◆ **Exercise aim**:
Reproduce the listing below word for word, with no pictures.

** Begin Dataset records **

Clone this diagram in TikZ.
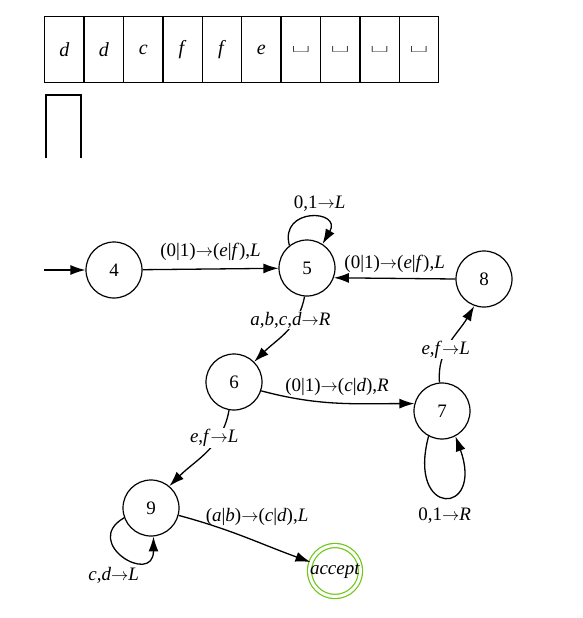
\documentclass[tikz,border=0pt]{standalone}
\usepackage{fontspec}
\usepackage{graphicx}
\setmainfont{Liberation Serif}
\newfontfamily\lmfont{Latin Modern Roman}
\usetikzlibrary{arrows.meta,positioning}

\newcommand{\vr}[1]{\textit{#1}}
\newcommand{\arr}{$\rightarrow$}
\newcommand{\blank}{\raisebox{-4pt}{\scalebox{1.5}[0.75]{\lmfont\bfseries\fontsize{22}{22}\selectfont\textvisiblespace}}}
\definecolor{accgreen}{RGB}{108,200,20}

\tikzset{
  cell/.style={draw,line width=1.4pt,minimum width=39.4pt,minimum height=66pt,inner sep=0pt,anchor=north west,font=\fontsize{20}{22}\selectfont},
  state/.style={circle,draw,line width=1.2pt,minimum size=56pt,inner sep=0pt,font=\fontsize{19}{21}\selectfont},
  accst/.style={circle,draw=accgreen,line width=1.2pt,double=white,double distance=3pt,minimum size=51pt,inner sep=0pt},
  trans/.style={-{Latex[length=15pt,width=10pt]},line width=1.3pt},
  lbl/.style={font=\fontsize{19}{21}\selectfont,inner sep=1pt}
}

\begin{document}
\begin{tikzpicture}[x=1pt,y=-1pt]
  \useasboundingbox (0,0) rectangle (582,618);
  % tape
  \foreach \s [count=\i from 0] in {d,d,c,f,f,e}
    \node[cell] (c\i) at ({44+39.4*\i},16) {\vr{\s}};
  \foreach \i in {6,...,9}
    \node[cell] (c\i) at ({44+39.4*\i},16) {\blank};
  % head
  \draw[line width=1.4pt] (46,158) -- (46,95) -- (81,95) -- (81,158);

  % states
  \node[state] (q4) at (114,270) {4};
  \node[state] (q5) at (307,268) {5};
  \node[state] (q8) at (484,279) {8};
  \node[state] (q6) at (234,382) {6};
  \node[state] (q7) at (442,411) {7};
  \node[state] (q9) at (151,508) {9};
  \node[accst,label={center:\fontsize{19}{21}\selectfont\vr{accept}}] (acc) at (335,571) {};
  \coordinate (start) at (44,270);

  % transitions (y axis points down, so polar angles are mirrored)
  \draw[trans] (start) -- (q4);
  \draw[trans] (q4) -- node[lbl,above=7pt] {(0|1)\arr(\vr{e}|\vr{f}),\vr{L}} (q5);
  \draw[trans] (q5.128) .. controls +(-105:40) and +(-60:40) .. node[lbl,above=4pt,xshift=10pt] {0,1\arr\vr{L}} (q5.57);
  \draw[trans] (q8.west) -- node[lbl,above=4pt] {(0|1)\arr(\vr{e}|\vr{f}),\vr{L}} (q5.-20);
  \draw[trans] (q5.-95) to[out=-100,in=45] node[lbl,pos=0.3,fill=white,xshift=-5pt] {\vr{a},\vr{b},\vr{c},\vr{d}\arr\vr{R}} (q6.45);
  \draw[trans] (q6.-18) to[out=-15,in=180] node[lbl,above=6pt,pos=0.5] {(0|1)\arr(\vr{c}|\vr{d}),\vr{R}} (q7.165);
  \draw[trans] (q7.95) to[out=95,in=-120] node[lbl,pos=0.4,fill=white] {\vr{e},\vr{f}\arr\vr{L}} (q8.-110);
  \draw[trans] (q7.-118) .. controls +(105:85) and +(70:85) .. node[lbl,below=9pt] {0,1\arr\vr{R}} (q7.-62);
  \draw[trans] (q6.-100) to[out=-100,in=45] node[lbl,pos=0.3,fill=white,xshift=-4pt] {\vr{e},\vr{f}\arr\vr{L}} (q9.50);
  \draw[trans] (q9.200) .. controls +(150:50) and +(90:50) .. node[lbl,below left=10pt and -18pt] {\vr{c},\vr{d}\arr\vr{L}} (q9.-85);
  \draw[trans] (q9.-15) to[out=-15,in=160] node[lbl,pos=0.6,above=14pt] {(\vr{a}|\vr{b})\arr(\vr{c}|\vr{d}),\vr{L}} (acc);
\end{tikzpicture}
\end{document}
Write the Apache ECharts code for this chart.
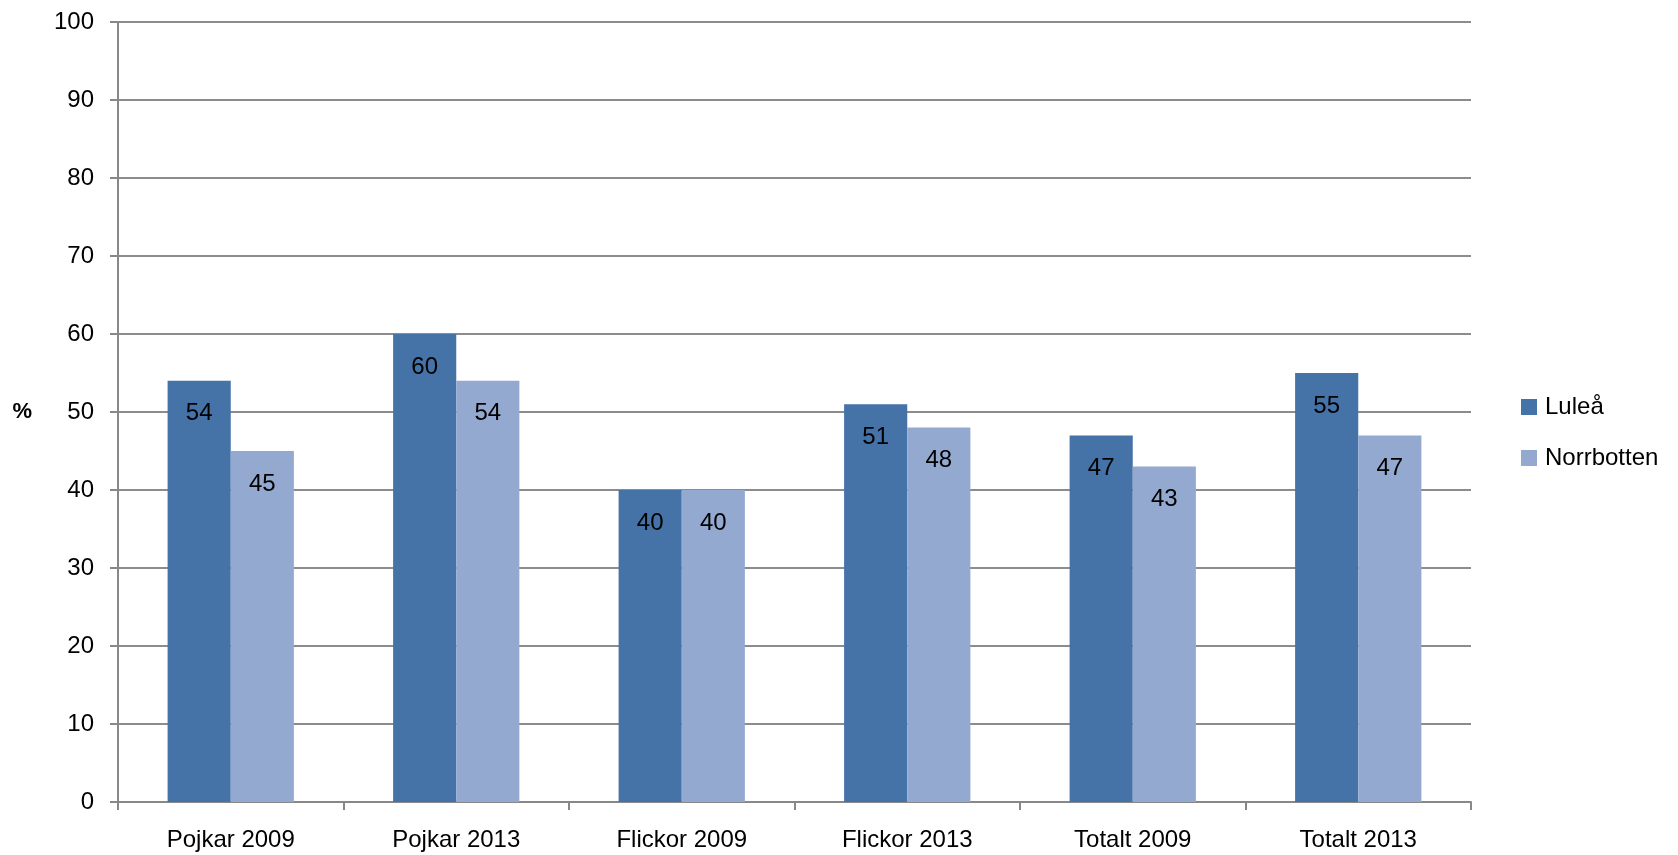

** End Dataset records **

◆ **Correct response**:
Clone this diagram in TikZ.
\documentclass[tikz,border=0pt]{standalone}
\usepackage{fontspec}
\usepackage{graphicx}
\setmainfont{Liberation Serif}
\newfontfamily\lmfont{Latin Modern Roman}
\usetikzlibrary{arrows.meta,positioning}

\newcommand{\vr}[1]{\textit{#1}}
\newcommand{\arr}{$\rightarrow$}
\newcommand{\blank}{\raisebox{-4pt}{\scalebox{1.5}[0.75]{\lmfont\bfseries\fontsize{22}{22}\selectfont\textvisiblespace}}}
\definecolor{accgreen}{RGB}{108,200,20}

\tikzset{
  cell/.style={draw,line width=1.4pt,minimum width=39.4pt,minimum height=66pt,inner sep=0pt,anchor=north west,font=\fontsize{20}{22}\selectfont},
  state/.style={circle,draw,line width=1.2pt,minimum size=56pt,inner sep=0pt,font=\fontsize{19}{21}\selectfont},
  accst/.style={circle,draw=accgreen,line width=1.2pt,double=white,double distance=3pt,minimum size=51pt,inner sep=0pt},
  trans/.style={-{Latex[length=15pt,width=10pt]},line width=1.3pt},
  lbl/.style={font=\fontsize{19}{21}\selectfont,inner sep=1pt}
}

\begin{document}
\begin{tikzpicture}[x=1pt,y=-1pt]
  \useasboundingbox (0,0) rectangle (582,618);
  % tape
  \foreach \s [count=\i from 0] in {d,d,c,f,f,e}
    \node[cell] (c\i) at ({44+39.4*\i},16) {\vr{\s}};
  \foreach \i in {6,...,9}
    \node[cell] (c\i) at ({44+39.4*\i},16) {\blank};
  % head
  \draw[line width=1.4pt] (46,158) -- (46,95) -- (81,95) -- (81,158);

  % states
  \node[state] (q4) at (114,270) {4};
  \node[state] (q5) at (307,268) {5};
  \node[state] (q8) at (484,279) {8};
  \node[state] (q6) at (234,382) {6};
  \node[state] (q7) at (442,411) {7};
  \node[state] (q9) at (151,508) {9};
  \node[accst,label={center:\fontsize{19}{21}\selectfont\vr{accept}}] (acc) at (335,571) {};
  \coordinate (start) at (44,270);

  % transitions (y axis points down, so polar angles are mirrored)
  \draw[trans] (start) -- (q4);
  \draw[trans] (q4) -- node[lbl,above=7pt] {(0|1)\arr(\vr{e}|\vr{f}),\vr{L}} (q5);
  \draw[trans] (q5.128) .. controls +(-105:40) and +(-60:40) .. node[lbl,above=4pt,xshift=10pt] {0,1\arr\vr{L}} (q5.57);
  \draw[trans] (q8.west) -- node[lbl,above=4pt] {(0|1)\arr(\vr{e}|\vr{f}),\vr{L}} (q5.-20);
  \draw[trans] (q5.-95) to[out=-100,in=45] node[lbl,pos=0.3,fill=white,xshift=-5pt] {\vr{a},\vr{b},\vr{c},\vr{d}\arr\vr{R}} (q6.45);
  \draw[trans] (q6.-18) to[out=-15,in=180] node[lbl,above=6pt,pos=0.5] {(0|1)\arr(\vr{c}|\vr{d}),\vr{R}} (q7.165);
  \draw[trans] (q7.95) to[out=95,in=-120] node[lbl,pos=0.4,fill=white] {\vr{e},\vr{f}\arr\vr{L}} (q8.-110);
  \draw[trans] (q7.-118) .. controls +(105:85) and +(70:85) .. node[lbl,below=9pt] {0,1\arr\vr{R}} (q7.-62);
  \draw[trans] (q6.-100) to[out=-100,in=45] node[lbl,pos=0.3,fill=white,xshift=-4pt] {\vr{e},\vr{f}\arr\vr{L}} (q9.50);
  \draw[trans] (q9.200) .. controls +(150:50) and +(90:50) .. node[lbl,below left=10pt and -18pt] {\vr{c},\vr{d}\arr\vr{L}} (q9.-85);
  \draw[trans] (q9.-15) to[out=-15,in=160] node[lbl,pos=0.6,above=14pt] {(\vr{a}|\vr{b})\arr(\vr{c}|\vr{d}),\vr{L}} (acc);
\end{tikzpicture}
\end{document}
Write the Apache ECharts code for this chart.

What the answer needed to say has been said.